Initially, I started with just such a massive file containing all the chapters, but after over thousands of iterartions, it suddenly, eventually, suffered some corruption, necessitating the split into smaller components to recover and avoid further issues. It became apparent the 'Save As' function should’ve been used instead of merely saving. But unfortunately, it was too late then, and the new fragmentation came at the cost of maintaining an easy overview. Reassembling the book using the Book feature has not been enjoyable or appropirate it seems; it complicates pagination and introduces numerous other problems I’d rather avoid. Yet, here I am. I suspect I’d prefer the entire book to be a single file, assuming ID can handle it – about 400 pp. (200 spreads), with ~200 illustrations and anchored side notes instead of footnotes/endnotes.

I recognize forum members will rightly view this strictly from the perspective of seasoned ID professionals and question the approach. As an editor first and a designer with a more manual and intuitive style, I haven’t engaged with ID at the level that might've been ideal. I hope for some understanding, but for our current purposes, it’s about clarifying strategies for moving forward in ID for this book, where my primary role to date had been to conceptualize, edit, and manage.

For now, I have two main goals to address:

  1. How can I best consolidate everything into one file if not with the Book feature, and can ID actually handle 200 spreads in a single file?

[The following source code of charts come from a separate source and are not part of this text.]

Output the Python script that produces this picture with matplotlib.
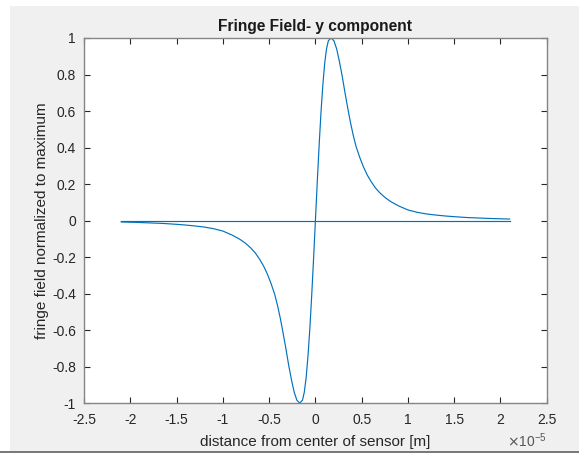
import numpy as np
import matplotlib
matplotlib.use('Agg')
import matplotlib.pyplot as plt
from matplotlib.patches import Rectangle

# values, x in units of 1e-5 m
x_vals = [-2.10, -1.95, -1.80, -1.65, -1.50, -1.40, -1.30, -1.20, -1.10,
          -1.00, -0.90, -0.82, -0.76, -0.70, -0.65, -0.60, -0.56, -0.52,
          -0.48, -0.44, -0.41, -0.38, -0.35, -0.32, -0.29, -0.26, -0.23,
          -0.20, -0.17, -0.14, -0.12, -0.10, -0.08, -0.06, -0.04, -0.02,
          0.00,
          0.02, 0.04, 0.06, 0.08, 0.10, 0.12, 0.14, 0.17, 0.20, 0.23, 0.26,
          0.29, 0.32, 0.35, 0.38, 0.41, 0.44, 0.48, 0.52, 0.56, 0.60, 0.65,
          0.70, 0.76, 0.82, 0.90, 1.00, 1.10, 1.20, 1.30, 1.40, 1.50, 1.65,
          1.80, 1.95, 2.10]
field = [-0.008, -0.010, -0.013, -0.016, -0.021, -0.025, -0.030, -0.036,
         -0.045, -0.058, -0.080, -0.102, -0.123, -0.150, -0.178, -0.215,
         -0.250, -0.293, -0.345, -0.405, -0.465, -0.535, -0.615, -0.70,
         -0.79, -0.87, -0.94, -0.985, -1.00, -0.985, -0.94, -0.86, -0.74,
         -0.59, -0.41, -0.21,
         0.00,
         0.21, 0.41, 0.59, 0.74, 0.86, 0.94, 0.985, 1.00, 0.985, 0.94, 0.87,
         0.79, 0.70, 0.615, 0.535, 0.465, 0.405, 0.345, 0.293, 0.250, 0.215,
         0.178, 0.150, 0.123, 0.102, 0.080, 0.058, 0.045, 0.036, 0.030,
         0.025, 0.021, 0.016, 0.013, 0.010, 0.008]
# flat trace across the whole range
flat_x = [-2.1, 2.1]
flat_y = [0.0, 0.0]

xticks = [-2.5, -2, -1.5, -1, -0.5, 0, 0.5, 1, 1.5, 2, 2.5]
xtick_labels = ['-2.5', '-2', '-1.5', '-1', '-0.5', '0', '0.5', '1', '1.5', '2', '2.5']
yticks = [-1, -0.8, -0.6, -0.4, -0.2, 0, 0.2, 0.4, 0.6, 0.8, 1]
ytick_labels = ['-1', '-0.8', '-0.6', '-0.4', '-0.2', '0', '0.2', '0.4', '0.6', '0.8', '1']

scale = 1e-5
plt.rcParams['font.family'] = ['Liberation Sans', 'DejaVu Sans']

fig = plt.figure(figsize=(5.79, 4.54), dpi=100, facecolor='white')
# grey window area of the screenshot, with its dark lower edge
fig.patches.append(Rectangle((10 / 579, 3 / 454), 569 / 579, 445 / 454,
                             transform=fig.transFigure, facecolor='#f0f0f0',
                             edgecolor='none', zorder=-2))
fig.patches.append(Rectangle((0, 1 / 454), 1, 2 / 454, transform=fig.transFigure,
                             facecolor='#7a7a7a', edgecolor='none', zorder=-1))

ax = fig.add_axes([0.1455, 0.1123, 0.7985, 0.8040])
ax.set_facecolor('white')

line_color = '#0072bd'
ax.plot(np.array(x_vals) * scale, field, color=line_color, lw=0.85)
ax.plot(np.array(flat_x) * scale, flat_y, color=line_color, lw=0.85)

ax.set_xlim(-2.5 * scale, 2.5 * scale)
ax.set_ylim(-1, 1)
ax.set_xticks(np.array(xticks) * scale)
ax.set_xticklabels(xtick_labels)
ax.set_yticks(yticks)
ax.set_yticklabels(ytick_labels)

axis_color = '#262626'
for side in ax.spines.values():
    side.set_color('#858585')
    side.set_linewidth(1.0)
ax.tick_params(direction='in', length=4, width=0.8, color=axis_color,
               labelsize=10, labelcolor=axis_color, top=True, right=True)
ax.tick_params(axis='x', pad=7)
ax.tick_params(axis='y', pad=6)

ax.set_title('Fringe Field- y component', fontsize=11.2, fontweight='bold',
             color='#1a1a1a', pad=5)
ax.set_xlabel('distance from center of sensor [m]', fontsize=11, color=axis_color,
              labelpad=6)
ax.set_ylabel('fringe field normalized to maximum', fontsize=11, color=axis_color,
              labelpad=2)
ax.text(1.0, -0.104, r'$\times$10$^{\mathregular{-5}}$', transform=ax.transAxes,
        fontsize=10, color='#555555', ha='right', va='center')

fig.savefig('out.png', dpi=100, facecolor=fig.get_facecolor())
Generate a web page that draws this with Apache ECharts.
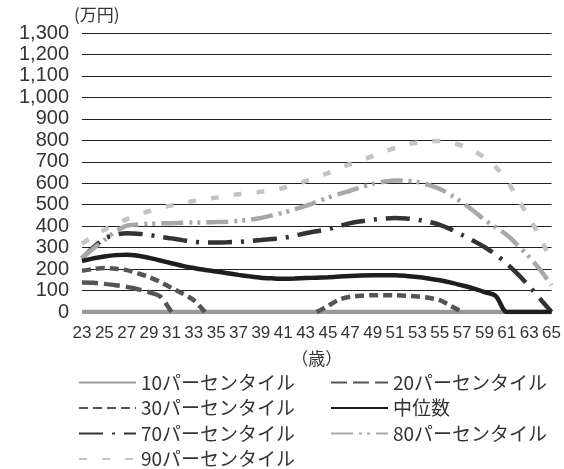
<!DOCTYPE html>
<html>
<head>
<meta charset="utf-8">
<script src="https://cdn.jsdelivr.net/npm/echarts@6/dist/echarts.min.js"></script>
<style>
  html, body { margin: 0; padding: 0; background: #fff; }
  #chart { width: 564px; height: 469px; }
</style>
</head>
<body>
<div id="chart"></div>
<script>
  // 年齢 23〜65
  const ages = ["23","24","25","26","27","28","29","30","31","32","33","34","35","36","37","38","39","40","41","42","43","44","45","46","47","48","49","50","51","52","53","54","55","56","57","58","59","60","61","62","63","64","65"];

  const p10 = [0,0,0,0,0,0,0,0,0,0,0,0,0,0,0,0,0,0,0,0,0,0,0,0,0,0,0,0,0,0,0,0,0,0,0,0,0,0,0,0,0,0,0];
  const p20 = [137,136,131,125,117,106,92,72,0,null,null,null,null,null,null,null,null,null,null,null,null,null,null,null,null,null,null,null,null,null,null,null,null,null,null,null,null,null,null,null,null,null,null];
  const p30 = [192,200,205,202,195,180,163,140,113,86,55,0,null,null,null,null,null,null,null,null,null,0,28,58,71,76,78,78,78,76,72,66,55,28,0,null,null,null,null,null,null,null,null];
  const median = [237,250,259,265,267,262,252,240,227,215,205,196,189,181,173,166,160,157,155,156,158,160,162,165,168,170,171,171,171,168,163,156,148,137,124,110,93,75,0,0,0,0,0];
  const p70 = [250,300,342,360,367,365,359,350,343,335,327,324,324,325,327,331,335,340,345,355,367,376,386,400,414,423,430,435,438,436,430,420,406,385,359,332,303,268,225,175,120,60,0];
  const p80 = [252,295,335,375,402,408,411,413,414,416,417,418,419,421,425,430,438,450,463,478,494,513,533,550,565,582,597,607,613,612,606,592,573,545,510,472,430,395,359,310,256,195,125];
  const p90 = [319,352,383,410,433,452,470,485,497,508,517,525,533,541,549,555,560,568,578,592,610,628,647,668,690,708,726,746,765,780,790,796,797,790,775,752,720,675,615,525,440,345,235];

  const numFont = "'Liberation Sans', Arial, sans-serif";
  const jpFont = "'Noto Sans CJK JP', sans-serif";

  const line = (name, data, color, width, dash, z) => ({
    name: name,
    type: "line",
    data: data,
    symbol: "none",
    smooth: 0.3,
    z: z,
    lineStyle: { color: color, width: width, type: dash, cap: "butt" },
    itemStyle: { color: color },
  });

  const legendBase = {
    orient: "vertical",
    top: 373,
    height: 110,
    padding: 0,
    itemWidth: 57,
    itemHeight: 14,
    itemGap: 6.5,
    itemStyle: { opacity: 0 },
    textStyle: { fontFamily: jpFont, fontSize: 19, color: "#333", lineHeight: 19 },
  };

  const myChart = echarts.init(document.getElementById("chart"));
  const option = {
    animation: false,
    grid: { left: 82, right: 9, top: 33, bottom: 157 },
    legend: [
      Object.assign({}, legendBase, {
        data: ["10パーセンタイル", "30パーセンタイル", "70パーセンタイル", "90パーセンタイル"],
        left: 78,
      }),
      Object.assign({}, legendBase, {
        data: ["20パーセンタイル", "中位数", "80パーセンタイル"],
        left: 330,
      }),
    ],
    xAxis: {
      type: "category",
      data: ages,
      boundaryGap: false,
      name: "（歳）",
      nameLocation: "middle",
      nameGap: 38,
      nameTextStyle: { fontFamily: jpFont, fontSize: 17, color: "#333" },
      axisLine: { show: false },
      axisTick: { show: false },
      axisLabel: {
        interval: 1,
        margin: 13,
        fontFamily: numFont,
        fontSize: 17,
        color: "#333",
      },
      splitLine: { show: false },
    },
    yAxis: {
      type: "value",
      min: 0,
      max: 1300,
      interval: 100,
      name: "(万円)",
      nameLocation: "end",
      nameGap: 6,
      nameTextStyle: { fontFamily: jpFont, fontSize: 17, color: "#333", align: "left", padding: [0, 0, 0, -8] },
      axisLine: { show: false },
      axisTick: { show: false },
      axisLabel: {
        margin: 13,
        fontFamily: numFont,
        fontSize: 20,
        color: "#333",
        formatter: (v) => v.toLocaleString("en-US"),
      },
      splitLine: { show: true, lineStyle: { color: "#222", width: 1 } },
    },
    series: [
      line("10パーセンタイル", p10, "#9a9a9a", 4.5, "solid", 2),
      line("20パーセンタイル", p20, "#555", 4.5, [16, 6], 3),
      line("30パーセンタイル", p30, "#555", 4.5, [9, 5], 3),
      line("中位数", median, "#1e1e1e", 4.5, "solid", 4),
      line("70パーセンタイル", p70, "#333", 4.5, [24, 9, 3, 9], 3),
      line("80パーセンタイル", p80, "#a8a8a8", 4.5, [22, 6, 3, 5, 3, 6], 3),
      line("90パーセンタイル", p90, "#c4c4c4", 4.5, [8, 15], 3),
    ],
  };
  myChart.setOption(option);
</script>
</body>
</html>
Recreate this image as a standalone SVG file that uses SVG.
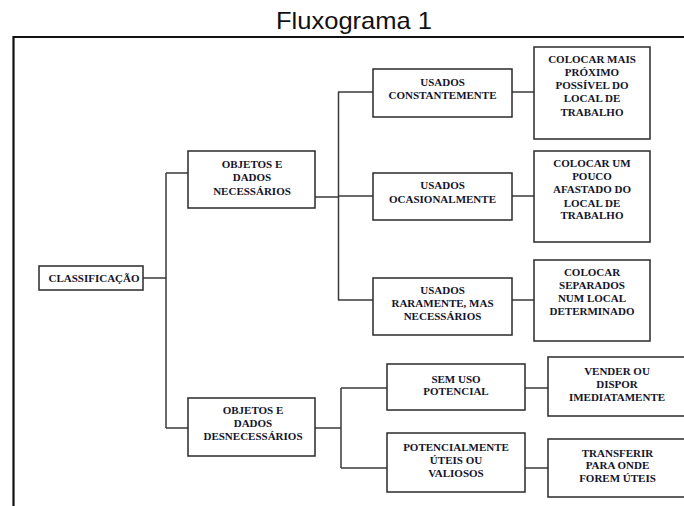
<svg xmlns="http://www.w3.org/2000/svg" width="684" height="506" viewBox="0 0 684 506">
<style>
.box{fill:#fff;stroke:#2a2a2a;stroke-width:1.5}
.ln{fill:none;stroke:#3a3a3a;stroke-width:1.5}
.t{font-family:"Liberation Serif","Times New Roman",serif;font-weight:bold;font-size:11px;fill:#14142a;text-anchor:middle}
.title{font-family:"Liberation Sans",Arial,sans-serif;font-size:24px;fill:#111;text-anchor:middle}
</style>
<rect width="684" height="506" fill="#fff"/>
<text class="title" x="354" y="28.5" textLength="156" lengthAdjust="spacingAndGlyphs">Fluxograma 1</text>
<path d="M13.5 506 V37 H684" fill="none" stroke="#111" stroke-width="2.2"/>
<g id="connectors">
<path class="ln" d="M143 278 H166 M166 173 V428 M166 173 H188 M166 428 H188"/>
<path class="ln" d="M315 197 H339 M338.5 92 V300 M338 92 H373 M338 196 H373 M338 300 H373"/>
<path class="ln" d="M512 92 H534 M512 196 H534 M512 300 H534"/>
<path class="ln" d="M315 428 H341 M341 388 V468 M341 388 H387 M341 468 H387"/>
<path class="ln" d="M525 388 H548 M525 468 H548"/>
</g>
<g id="classificacao"><rect class="box" x="39" y="266" width="104" height="24"/><text class="t" x="94" y="282">CLASSIFICAÇÃO</text></g>
<g id="necessarios"><rect class="box" x="188" y="151" width="127" height="57"/><text class="t" x="252" y="167.5">OBJETOS E<tspan x="252" y="181">DADOS</tspan><tspan x="252" y="194.5">NECESSÁRIOS</tspan></text></g>
<g id="desnecessarios"><rect class="box" x="188" y="398" width="127" height="58"/><text class="t" x="253" y="414">OBJETOS E<tspan x="253" y="426.5">DADOS</tspan><tspan x="253" y="439.5">DESNECESSÁRIOS</tspan></text></g>
<g id="constantemente"><rect class="box" x="373" y="69" width="139" height="48"/><text class="t" x="442.5" y="85.5">USADOS<tspan x="442.5" y="99">CONSTANTEMENTE</tspan></text></g>
<g id="ocasionalmente"><rect class="box" x="373" y="173" width="139" height="47"/><text class="t" x="442.5" y="189">USADOS<tspan x="442.5" y="202.5">OCASIONALMENTE</tspan></text></g>
<g id="raramente"><rect class="box" x="373" y="278" width="139" height="57"/><text class="t" x="442.5" y="294">USADOS<tspan x="442.5" y="307">RARAMENTE, MAS</tspan><tspan x="442.5" y="320">NECESSÁRIOS</tspan></text></g>
<g id="colocar-mais"><rect class="box" x="534" y="47" width="116" height="92"/><text class="t" x="592" y="62.5">COLOCAR MAIS<tspan x="592" y="75.8">PRÓXIMO</tspan><tspan x="592" y="89">POSSÍVEL DO</tspan><tspan x="592" y="102.3">LOCAL DE</tspan><tspan x="592" y="115.5">TRABALHO</tspan></text></g>
<g id="colocar-um"><rect class="box" x="534" y="151" width="116" height="91"/><text class="t" x="592" y="167">COLOCAR UM<tspan x="592" y="180">POUCO</tspan><tspan x="592" y="193.3">AFASTADO DO</tspan><tspan x="592" y="206.5">LOCAL DE</tspan><tspan x="592" y="219">TRABALHO</tspan></text></g>
<g id="colocar-separados"><rect class="box" x="534" y="260" width="116" height="81"/><text class="t" x="592" y="276">COLOCAR<tspan x="592" y="289.3">SEPARADOS</tspan><tspan x="592" y="302.3">NUM LOCAL</tspan><tspan x="592" y="315.3">DETERMINADO</tspan></text></g>
<g id="sem-uso"><rect class="box" x="387" y="364" width="138" height="46"/><text class="t" x="456" y="382.5">SEM USO<tspan x="456" y="395">POTENCIAL</tspan></text></g>
<g id="potencialmente"><rect class="box" x="387" y="433" width="138" height="59"/><text class="t" x="456" y="451">POTENCIALMENTE<tspan x="456" y="463.5">ÚTEIS OU</tspan><tspan x="456" y="476.5">VALIOSOS</tspan></text></g>
<g id="vender"><rect class="box" x="548" y="357" width="145" height="59"/><text class="t" x="617" y="375">VENDER OU<tspan x="617" y="388">DISPOR</tspan><tspan x="617" y="401">IMEDIATAMENTE</tspan></text></g>
<g id="transferir"><rect class="box" x="548" y="439" width="145" height="58"/><text class="t" x="617.5" y="456.5">TRANSFERIR<tspan x="617.5" y="469.3">PARA ONDE</tspan><tspan x="617.5" y="482">FOREM ÚTEIS</tspan></text></g>
</svg>
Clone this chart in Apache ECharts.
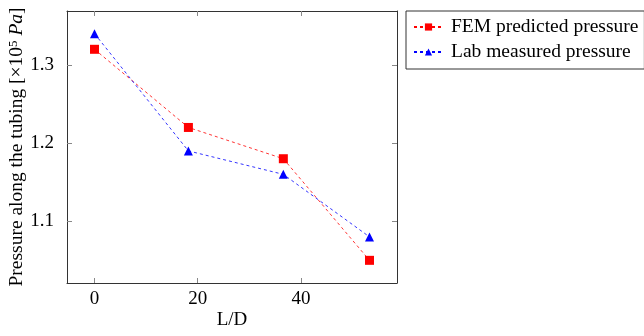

2. The significant task of rebuilding. Although I initially attempted to establish line measures, styles, alignments, column gutters, grid, and, most importantly, key content, at the start, it took considerable time to actually finalize. It simply evolved, contingent on many factors and myriad interrelated issues arose, some of which couldn’t be resolved as I progressed through chapter after chapter, developing editor’s notes, illustration choices, and design elements. It is a complex work of architecural theory, now annotated and illustrated. While the document may appear visually pleasing today, it is, underneath, a tangled mess of minor inconsistencies and manual adjustments. It's why I’m contemplating the major task of rebuilding. If I do, it must be done right this time (now that the harder creative and editorial work is done). Perhaps I'm not the one to do it, but after so much, I feel it is possibly the final hurdle. If I am to do it, then new threads  may cover some specific details.

Apologies for the length. A long road, circuitous, with poor process, but I do not question the end effect now in the final product. The book's impact and explications are miles above the poor process.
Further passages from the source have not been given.